Genèse 11, 1-26

La liturgie dans la vie monastique

Un moine bénédictin

Le mystère monastique, p. 33s

 

           Pourquoi la liturgie tient-elle une si grande place dans la vie monastique ? C’est qu’elle est pour lui le moyen éminent de sanctification et la réalisation de ce à quoi il tend. Elle est donc, pour lui, sa respiration même, c’est-à-dire le culte rendu à la transcendance de Dieu. Ceci implique, bien sûr, que l’acte cultuel possède en lui-même une fin objective et non pas seulement une fin qui serait uniquement pour nous. Aussi, peu à peu, au cours de sa vie liturgique, le moine apprend-il à rejoindre Dieu, à participer à Lui et à réaliser qu’il y a, d’une certaine façon, en Dieu, un culte trinitaire qui n’est pas autre chose que l’épanouissement de Dieu en Dieu même, par les processions du Verbe et de l’Esprit-Saint, processions qui sont constitutives de Dieu. Le Verbe, en tant que Gloire du Père, est vraiment le culte ontologique, substantiel, subsistant ; il est donc le cœur du mouvement cultuel, de toute la liturgie, de la liturgie céleste comme de la liturgie terrestre, et il est avec son Eglise, à laquelle il s’est uni sur la croix, l’unique liturgie. C’est pourquoi le but du moine n’est pas dans sa sanctification personnelle ou dans la conquête des âmes ; il se situe au-delà, dans un but qui comprend éminemment ces deux fins déjà très élevées : il consiste à vivre de Dieu, à vivre Dieu.

          Le monachisme n’est donc pas autre chose qu’une recherche de Dieu dans et par la solitude. C’est pour trouver une solitude pour Dieu que les premiers ascètes ont quitté les premières communautés chrétiennes ; ou encore, c’est un effort pour chercher Dieu par un dépassement des médiations éloignées pour ne retenir que les plus prochaines, les plus absolues.

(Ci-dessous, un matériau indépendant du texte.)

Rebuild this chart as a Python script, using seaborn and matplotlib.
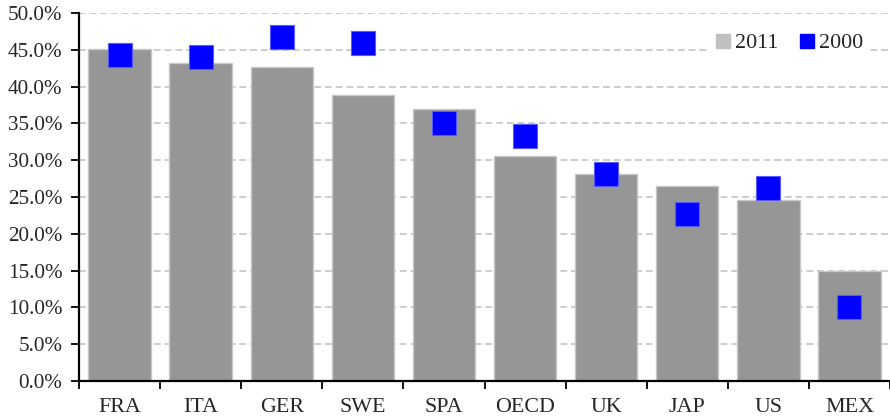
import matplotlib
matplotlib.use("Agg")
import matplotlib.pyplot as plt
from matplotlib.lines import Line2D
from matplotlib.ticker import FuncFormatter, FixedLocator
import seaborn as sns
import pandas as pd
import numpy as np

countries = ["FRA", "ITA", "GER", "SWE", "SPA", "OECD", "UK", "JAP", "US", "MEX"]
values_2011 = [45.1, 43.2, 42.6, 38.85, 37.0, 30.55, 28.1, 26.5, 24.6, 15.0]
values_2000 = [44.3, 44.0, 46.7, 45.9, 35.1, 33.3, 28.1, 22.75, 26.2, 10.1]
y_ticks = [0, 5, 10, 15, 20, 25, 30, 35, 40, 45, 50]

df = pd.DataFrame({"country": countries, "v2011": values_2011, "v2000": values_2000})

sns.set_style("white")
plt.rcParams["font.family"] = ["Liberation Serif", "DejaVu Serif"]

fig = plt.figure(figsize=(8.9, 4.2), dpi=100)
ax = fig.add_axes([79 / 890, 1 - 381 / 420, 1 - 79 / 890, (381 - 13) / 420])

sns.barplot(data=df, x="country", y="v2011", color="#969696", width=0.77,
            edgecolor="#c8c8c8", linewidth=1.0, saturation=1, ax=ax, zorder=2)
sns.pointplot(data=df, x="country", y="v2000", color="blue", markers="s",
              linestyles="none", errorbar=None, markersize=17.5,
              markeredgecolor="#5a5aff", markeredgewidth=0.8, ax=ax, zorder=3)

ax.set_xlim(-0.5, len(countries) - 0.5)
ax.set_ylim(0, 50)
ax.yaxis.set_major_locator(FixedLocator(y_ticks))
ax.yaxis.set_major_formatter(FuncFormatter(lambda v, p: f"{v:.1f}%"))
ax.set_xlabel("")
ax.set_ylabel("")

ax.grid(axis="y", color="#c0c0c0", linestyle=(0, (4.5, 2.5)), linewidth=1.1, zorder=0)
ax.set_axisbelow(True)

for s in ["top", "right"]:
    ax.spines[s].set_visible(False)
for s in ["left", "bottom"]:
    ax.spines[s].set_color("black")
    ax.spines[s].set_linewidth(1.6)
    ax.spines[s].set_zorder(4)

ax.tick_params(axis="y", which="major", direction="out", length=6, width=1.3,
               color="black", labelsize=15.2, pad=6, left=True)
ax.tick_params(axis="x", which="major", length=0, labelsize=15.8, pad=12)
ax.set_xticks(np.arange(-0.5, len(countries) - 0.4, 1.0), minor=True)
ax.tick_params(axis="x", which="minor", direction="out", length=6, width=1.3,
               color="black", bottom=True)

handles = [
    Line2D([], [], marker="s", color="#c0c0c0", linestyle="none", markersize=9.5),
    Line2D([], [], marker="s", color="blue", linestyle="none", markersize=9.5),
]
leg = ax.legend(handles, ["2011", "2000"], ncol=2, loc="upper right",
                bbox_to_anchor=(0.972, 0.958), frameon=True, fontsize=15.8,
                handlelength=0.8, handletextpad=0.15, columnspacing=0.9,
                borderpad=0.2, borderaxespad=0)
leg.get_frame().set_facecolor("white")
leg.get_frame().set_edgecolor("none")
leg.get_frame().set_alpha(1)

fig.savefig("out.png", dpi=100)
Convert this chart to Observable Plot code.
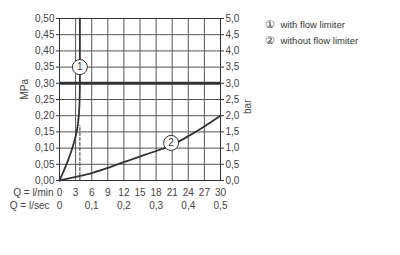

          Le dépassement du monde, c’est-à-dire le but de la séparation du monde, demande à être bien compris afin d’éviter toute méprise. Il n’est qu’une forme de réalisation du passage du monde, le monde, au signifié, Dieu, d’où le rejet des moyens les plus éloignés d’aller à Dieu pour ne laisser subsister que les plus prochains. Ces ruptures avec certaines valeurs légitimes, ou mieux ces dépassements, sont les fruits, les signes de l’amour. Une telle situation par rapport à Dieu ne peut pas ne pas être un témoignage de la primauté de Dieu : à Dieu seul.